In futuro, nel caso in cui la situazione non venga tenuta sotto controllo, si potrebbe andare incontro alla prima guerra mondiale per approvvigionarsi l’acqua. Questo tipo di conflitti sono già presenti in tutto il mondo, in alcune zone del Pianeta in cui ci sono scarse risorse idriche e le economie precipitano.
Secondo il rapporto “World Water Development Report 2019 – Leaving No One Behind” dell’Unesco, la situazione è diventata preoccupante poiché l’acqua provoca, ormai, più guerre del petrolio. Dal 2010 al 2018 sono nati 263 conflitti per l’acqua e India e Pakistan, due potenze nucleari, potrebbero essere i protagonisti di una futura corsa all’acqua.
Questo fenomeno è chiamato Water grabbing, in cui i governi o grandi enti privati prendono il controllo di enormi quantità di risorse idriche sottraendole alle comunità locali, fenomeno che ha portato nel tempo a far scoppiare diversi conflitti nel mondo e che stanno aumentando sempre di più di numero.

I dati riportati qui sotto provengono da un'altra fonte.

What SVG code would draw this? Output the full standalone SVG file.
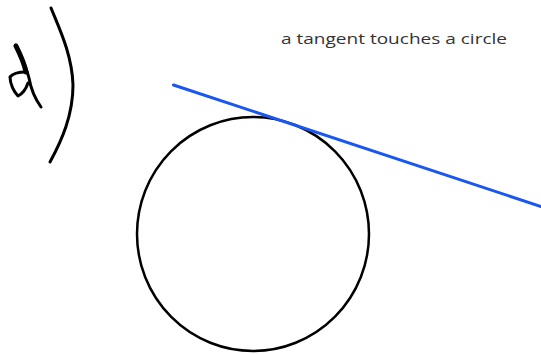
<svg xmlns="http://www.w3.org/2000/svg" width="541" height="354" viewBox="0 0 541 354">
<style>
.ink{fill:none;stroke:#000;stroke-linecap:round;stroke-linejoin:round}
.lbl{font-family:"Open Sans","Noto Sans",sans-serif;font-size:15px;fill:#333}
</style>
<rect width="541" height="354" fill="#fff"/>
<g id="label-d">
<path class="ink" stroke-width="3" d="M15.5,45 C20,55 26,65 29,78 C31,90 36,100 41,107"/>
<path class="ink" stroke-width="5" d="M16,46 C20,54 24,62 26,72"/>
<path class="ink" stroke-width="3" d="M26,72 C20,72 13,73 10,77 C10,84 14,92 18,96 C22,94 26,89 28,83"/>
<path class="ink" stroke-width="3" d="M51,8 C60,30 72,55 73,85 C73,115 62,140 50,162"/>
</g>
<g id="caption">
<text class="lbl" x="281" y="44" textLength="226" lengthAdjust="spacingAndGlyphs">a tangent touches a circle</text>
</g>
<g id="circle">
<ellipse cx="253" cy="234" rx="116" ry="117" fill="none" stroke="#000" stroke-width="2.5"/>
</g>
<g id="connectors">
<line id="tangent" x1="173.5" y1="85" x2="541" y2="206.5" stroke="#1a56f0" stroke-width="3" stroke-linecap="round"/>
</g>
</svg>
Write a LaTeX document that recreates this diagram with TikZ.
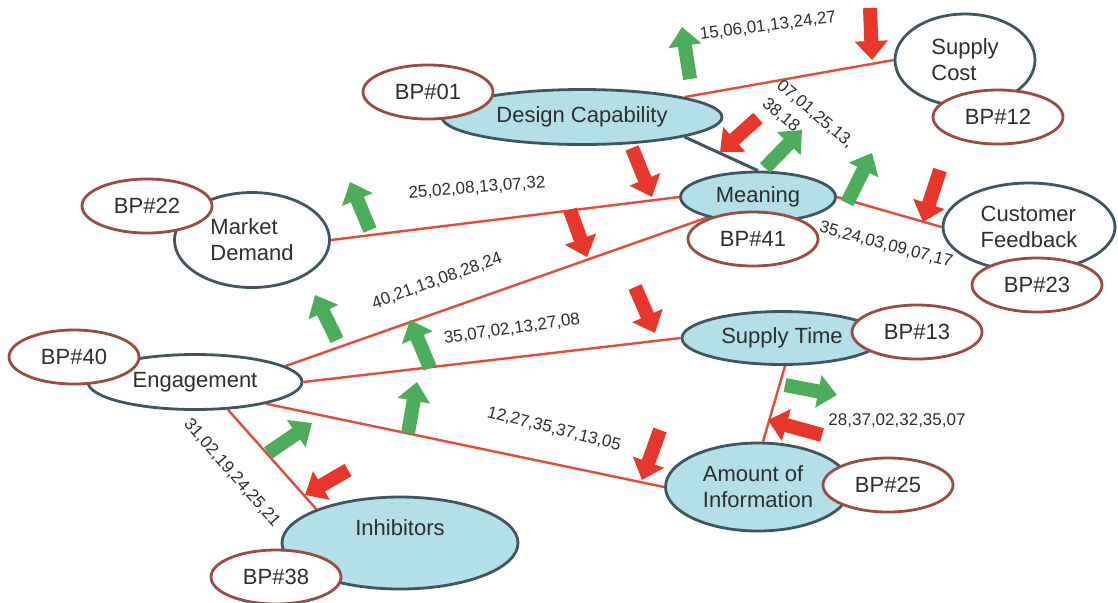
\documentclass[tikz,border=0pt]{standalone}
\usepackage{fontspec}
\setmainfont{Liberation Sans}
\usetikzlibrary{arrows.meta,shapes.geometric,backgrounds}

\definecolor{linkred}{HTML}{E8493D}
\definecolor{dropred}{HTML}{E8372A}
\definecolor{risegreen}{HTML}{4CAD5A}
\definecolor{slate}{HTML}{3F5661}
\definecolor{bpred}{HTML}{9B4B42}
\definecolor{corefill}{HTML}{B2DFE8}
\definecolor{txt}{HTML}{2E2E2E}

\begin{document}
\begin{tikzpicture}[x=0.5pt,y=-0.5pt,
  factor/.style={ellipse,draw=slate,line width=1.4pt,inner sep=0pt,
    font=\fontsize{11}{13}\selectfont,text=txt,align=left},
  core/.style={factor,fill=corefill},
  plain/.style={factor,fill=white},
  bp/.style={ellipse,draw=bpred,fill=white,line width=1.4pt,
    minimum width=65pt,minimum height=27pt,inner sep=0pt,
    font=\fontsize{11}{13}\selectfont,text=txt},
  link/.style={draw=linkred,line width=1.2pt},
  gain/.style={draw=risegreen,line width=7pt,-{Triangle[length=9.5pt,width=16pt]}},
  loss/.style={draw=dropred,line width=7pt,-{Triangle[length=9.5pt,width=16pt]}},
  codes/.style={font=\fontsize{8.5}{11.3}\selectfont,text=txt,inner sep=0pt,align=left}
]
\useasboundingbox (0,0) rectangle (1118,602);

% factors
\node[core,minimum width=140pt,minimum height=27.5pt] (dc) at (582,117) {Design Capability};
\node[plain,minimum width=70pt,minimum height=46pt] (sc) at (965,60) {Supply\\Cost};
\node[core,minimum width=77.5pt,minimum height=25pt] (mn) at (758,197) {Meaning};
\node[plain,minimum width=86pt,minimum height=44pt] (cf) at (1029,227) {Customer\\Feedback};
\node[plain,minimum width=77.5pt,minimum height=47.5pt] (md) at (252,240) {Market\\Demand};
\node[plain,minimum width=107pt,minimum height=27.5pt] (en) at (195,382) {Engagement};
\node[core,minimum width=100pt,minimum height=26.5pt] (st) at (782,338) {Supply Time};
\node[core,minimum width=92.5pt,minimum height=44pt] (aoi) at (758,487) {Amount of\\Information};
\node[core,minimum width=118pt,minimum height=46pt] (inh) at (400,543) {};
\node[font=\fontsize{11}{13}\selectfont,text=txt] (inhtxt) at ([yshift=7.5pt]inh.center) {Inhibitors};

% best-practice tags
\node[bp] (bp01) at (428,92) {BP\#01};
\node[bp] (bp12) at (998,117) {BP\#12};
\node[bp] (bp41) at (753,239) {BP\#41};
\node[bp] (bp23) at (1037,285) {BP\#23};
\node[bp] (bp22) at (147,206) {BP\#22};
\node[bp] (bp40) at (74,357) {BP\#40};
\node[bp] (bp13) at (917,332) {BP\#13};
\node[bp] (bp25) at (888,485) {BP\#25};
\node[bp] (bp38) at (276,577) {BP\#38};

% links between factors
\begin{pgfonlayer}{background}
\draw[link] (dc.11.5) -- (sc.west);
\draw[draw=slate,line width=1.5pt] (dc.-11.5) -- (mn.north);
\draw[link] (md.east) -- (mn.west);
\draw[link] (mn.east) -- (cf.west);
\draw[link] (en.10) -- (mn.202);
\draw[link] (en.east) -- (st.west);
\draw[link] (en.-17) -- (aoi.west);
\draw[link] (en.-40) -- (inh.158);
\draw[link] ([xshift=1.5pt]st.south) -- ([xshift=2.5pt]aoi.north);
\end{pgfonlayer}

% direction markers
\draw[gain] (690,79) -- (682,27);
\draw[gain] (765,168) -- (802,130);
\draw[gain] (847,203) -- (872,153);
\draw[gain] (370,230) -- (350,182);
\draw[gain] (337,340) -- (315,295);
\draw[gain] (430,368) -- (410,320);
\draw[gain] (408,433) -- (417,382);
\draw[gain] (268,453) -- (312,423);
\draw[gain] (785,385) -- (837,395);

\draw[loss] (870,8) -- (872,60);
\draw[loss] (758,118) -- (720,152);
\draw[loss] (632,148) -- (652,197);
\draw[loss] (570,210) -- (587,257);
\draw[loss] (635,287) -- (655,333);
\draw[loss] (940,170) -- (923,222);
\draw[loss] (660,430) -- (642,480);
\draw[loss] (822,435) -- (768,420);
\draw[loss] (348,470) -- (305,495);

% code lists
\node[codes,rotate=7.5] (c1) at (768,26) {15,06,01,13,24,27};
\node[codes,rotate=-40] (c2) at (808,123) {07,01,25,13,\\38,18};
\node[codes,rotate=-15] (c3) at (886,245) {35,24,03,09,07,17};
\node[codes,rotate=4.5] (c4) at (477,188) {25,02,08,13,07,32};
\node[codes,rotate=20] (c5) at (437,281) {40,21,13,08,28,24};
\node[codes,rotate=8] (c6) at (512,329) {35,07,02,13,27,08};
\node[codes,rotate=-14] (c7) at (554,429) {12,27,35,37,13,05};
\node[codes,rotate=-49] (c8) at (232,473) {31,02,19,24,25,21};
\node[codes] (c9) at (897,421) {28,37,02,32,35,07};
\end{tikzpicture}
\end{document}
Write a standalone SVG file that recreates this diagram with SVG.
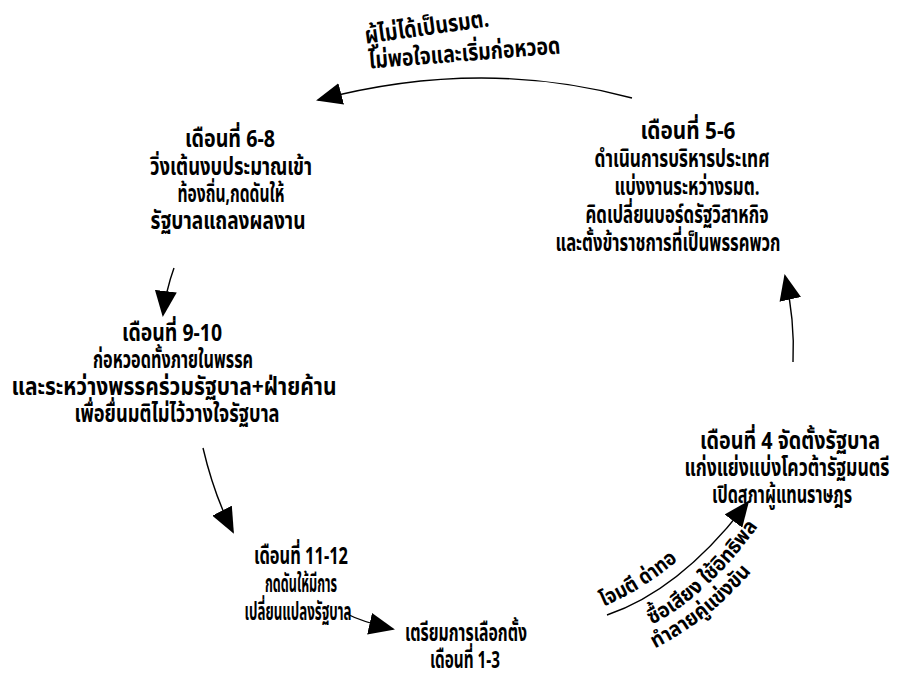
<svg xmlns="http://www.w3.org/2000/svg" width="897" height="675" viewBox="0 0 897 675">
<style>
.t{font-family:"Noto Sans Thai","Noto Sans","Liberation Sans",sans-serif;font-weight:bold;font-size:24px;fill:#000;text-anchor:middle}
.s{font-family:"Noto Sans Thai","Noto Sans","Liberation Sans",sans-serif;font-weight:bold;font-size:21px;fill:#000}
.c{fill:none;stroke:#000;stroke-width:1.4}
</style>
<defs>
<marker id="ah" viewBox="0 0 26 22" refX="24" refY="11" markerWidth="26" markerHeight="22" markerUnits="userSpaceOnUse" orient="auto">
<path d="M0,0 L26,11 L0,22 Z" fill="#000"/>
</marker>
<path id="p1" d="M598,609 Q650,588 694,546"/>
<path id="p2" d="M640,630 Q705,603 764,518"/>
<path id="p3" d="M645,653 Q715,621 764,556"/>
</defs>
<rect width="897" height="675" fill="#fff"/>
<g id="connectors">
<path class="c" d="M632,98 Q480,57 318,100" marker-end="url(#ah)"/>
<path class="c" d="M174,268 Q166,290 163,315" marker-end="url(#ah)"/>
<path class="c" d="M203,448 Q214,495 233,532" marker-end="url(#ah)"/>
<path class="c" d="M345,613 Q362,622 393,629" marker-end="url(#ah)"/>
<path class="c" d="M607,615 Q681,590 748,502" marker-end="url(#ah)"/>
<path class="c" d="M793,362 Q795,320 785,276" marker-end="url(#ah)"/>
</g>
<g id="label-top">
<text class="t" transform="translate(428,35) rotate(-8)" textLength="125" lengthAdjust="spacingAndGlyphs">ผู้ไม่ได้เป็นรมต.</text>
<text class="t" transform="translate(465,61) rotate(-4.5)" textLength="192" lengthAdjust="spacingAndGlyphs">ไม่พอใจและเริ่มก่อหวอด</text>
</g>
<g id="node-6-8">
<text class="t" x="230" y="147" textLength="90" lengthAdjust="spacingAndGlyphs">เดือนที่ 6-8</text>
<text class="t" x="231" y="175" textLength="162" lengthAdjust="spacingAndGlyphs">วิ่งเต้นงบประมาณเข้า</text>
<text class="t" x="231" y="202" textLength="107" lengthAdjust="spacingAndGlyphs">ท้องถิ่น,กดดันให้</text>
<text class="t" x="228" y="229" textLength="155" lengthAdjust="spacingAndGlyphs">รัฐบาลแถลงผลงาน</text>
</g>
<g id="node-5-6">
<text class="t" x="688" y="139" textLength="95" lengthAdjust="spacingAndGlyphs">เดือนที่ 5-6</text>
<text class="t" x="682" y="167" textLength="175" lengthAdjust="spacingAndGlyphs">ดำเนินการบริหารประเทศ</text>
<text class="t" x="687" y="195" textLength="145" lengthAdjust="spacingAndGlyphs">แบ่งงานระหว่างรมต.</text>
<text class="t" x="677" y="223" textLength="183" lengthAdjust="spacingAndGlyphs">คิดเปลี่ยนบอร์ดรัฐวิสาหกิจ</text>
<text class="t" x="668" y="251" textLength="225" lengthAdjust="spacingAndGlyphs">และตั้งข้าราชการที่เป็นพรรคพวก</text>
</g>
<g id="node-9-10">
<text class="t" x="172" y="341" textLength="100" lengthAdjust="spacingAndGlyphs">เดือนที่ 9-10</text>
<text class="t" x="173" y="368" textLength="160" lengthAdjust="spacingAndGlyphs">ก่อหวอดทั้งภายในพรรค</text>
<text class="t" x="174" y="395" textLength="325" lengthAdjust="spacingAndGlyphs">และระหว่างพรรคร่วมรัฐบาล+ฝ่ายค้าน</text>
<text class="t" x="177" y="422" textLength="205" lengthAdjust="spacingAndGlyphs">เพื่อยื่นมติไม่ไว้วางใจรัฐบาล</text>
</g>
<g id="node-11-12">
<text class="t" x="301" y="564" textLength="94" lengthAdjust="spacingAndGlyphs">เดือนที่ 11-12</text>
<text class="t" x="301" y="592" textLength="72" lengthAdjust="spacingAndGlyphs">กดดันให้มีการ</text>
<text class="t" x="298" y="620" textLength="107" lengthAdjust="spacingAndGlyphs">เปลี่ยนแปลงรัฐบาล</text>
</g>
<g id="node-1-3">
<text class="t" x="466" y="641" textLength="122" lengthAdjust="spacingAndGlyphs">เตรียมการเลือกตั้ง</text>
<text class="t" x="465" y="668" textLength="70" lengthAdjust="spacingAndGlyphs">เดือนที่ 1-3</text>
</g>
<g id="label-campaign">
<text class="s"><textPath href="#p1" startOffset="6" textLength="88" lengthAdjust="spacingAndGlyphs">โจมตี ด่าทอ</textPath></text>
<text class="s"><textPath href="#p2" startOffset="13" textLength="146" lengthAdjust="spacingAndGlyphs">ซื้อเสียง ใช้อิทธิพล</textPath></text>
<text class="s"><textPath href="#p3" startOffset="11" textLength="124" lengthAdjust="spacingAndGlyphs">ทำลายคู่แข่งขัน</textPath></text>
</g>
<g id="node-4">
<text class="t" x="790" y="449" textLength="180" lengthAdjust="spacingAndGlyphs">เดือนที่ 4 จัดตั้งรัฐบาล</text>
<text class="t" x="787" y="476" textLength="205" lengthAdjust="spacingAndGlyphs">แก่งแย่งแบ่งโควต้ารัฐมนตรี</text>
<text class="t" x="782" y="503" textLength="140" lengthAdjust="spacingAndGlyphs">เปิดสภาผู้แทนราษฎร</text>
</g>
</svg>
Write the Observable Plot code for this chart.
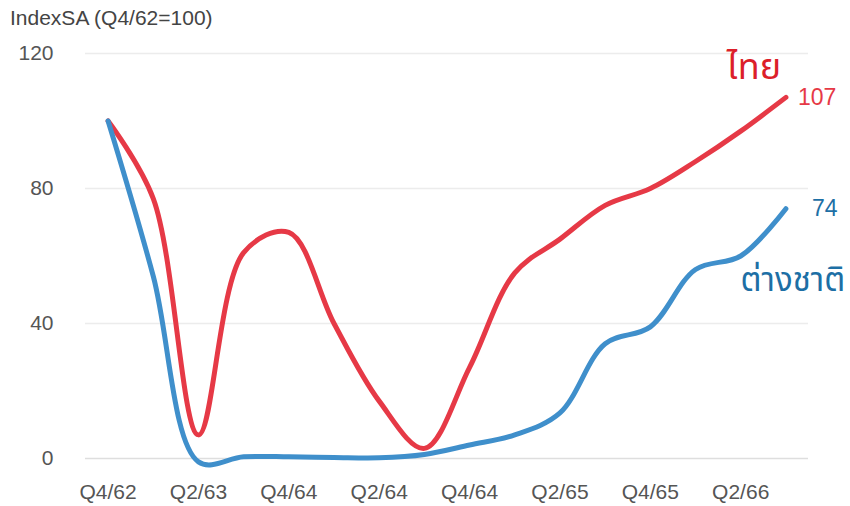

Uno studio pubblicato su Nature Sustainability da parte di un gruppo di ricercatori del Politecnico di Milano ha provato a dare delle risposte alla domanda su come prevenire questi conflitti. Ogni Paese ha una propria condizione socio-idrogeologica e cambia il loro approccio alle risorse idriche sulla base del valore socio-economico come forma di sostentamento per l’agricoltura e l’uso civile.
La ricerca usa metodi di analisi statistici e di modellazione idrologica a cui vengono aggiunte informazioni socio-ambientali, culturali e politiche. Per evitare che queste situazioni si verifichino di nuovo o, comunque, per diminuire il numero di questi eventi, c’è bisogno di creare misure di disponibilità idrica, considerando l’acqua come bene primario e non commerciale.
Secondo i ricercatori c’è bisogno di creare misure di disponibilità idrica che tengano conto dell’importanza dell’acqua per il sostentamento umano ed evitare le semplificazioni eccessive quando si considerano fattori ambientali in analisi sociali.